If privacy teams avoid AI, they risk being sidelined. Not because AI replaced them, but because they opted out of the conversation.
There’s no reason for that. Privacy professionals are well equipped to lead on responsible AI use.
We understand risk. We understand accountability. We’ve dealt with tech evolution before – from cookie banners to consent frameworks, from data mapping to international transfers. This is just the next step.
And it’s a step we can take with confidence. Because AI needs governance. It needs context. It needs training. And it needs oversight.
It needs us.
Let’s not forget – AI has no ethics. It has no sense of right or wrong. It’s as biased or fair as the data we give it. As transparent or opaque as the systems we allow to run unchecked.
Privacy professionals are uniquely placed to ask the right questions.
- What’s the purpose of this processing?
- Is there a lawful basis?
- Are people’s rights respected?
- Can they opt out?
- Is the decision explainable?
- What’s the impact on vulnerable groups?
These aren’t technical questions. They’re human ones. And they are central to the future of trustworthy AI.
It’s also worth remembering that AI isn’t magic. It doesn’t understand context unless we teach it. It can’t spot regulatory nuance. It needs training, testing, and interpretation. That’s where privacy teams add value.
Used well, AI won’t remove privacy jobs. It will refocus them. Instead of trawling through spreadsheets or chasing policy reviews, privacy professionals can spend more time on strategy, influence, and culture.
That’s good for everyone.
There’s also a growing need for new skills in privacy teams – the ability to assess algorithmic risk, challenge developers, work with product teams, and shape AI governance frameworks. These are growth areas. Not threats.
So, here’s the reality: AI isn’t putting privacy roles at risk. Complacency is.
If we ignore these tools, we fall behind. If we embrace them, we lead.
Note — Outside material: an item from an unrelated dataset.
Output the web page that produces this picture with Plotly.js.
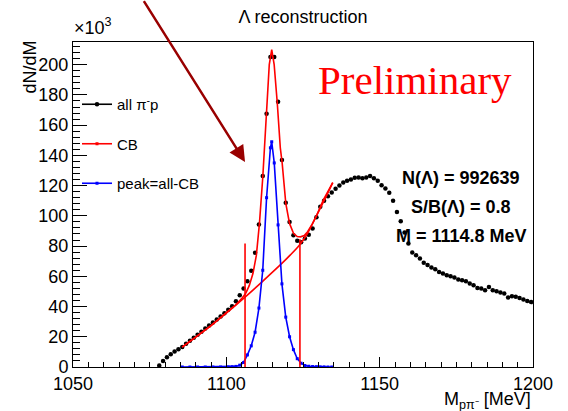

Privacy is changing, yes. But it’s not disappearing. In fact, it’s never been more important. The rise of AI brings new challenges – but also new urgency.
People want to know how their data is used. They want fairness, transparency, and control. They want to trust the systems around them.
That trust won’t come from code alone. It comes from the people who shape and oversee the systems. It comes from privacy professionals.
So no, AI is not the bane of privacy. It’s a tool – one that, when wielded wisely, can help us do our jobs better, faster, and with more insight than ever before.
The real threat isn’t the machine. It’s forgetting that we still matter.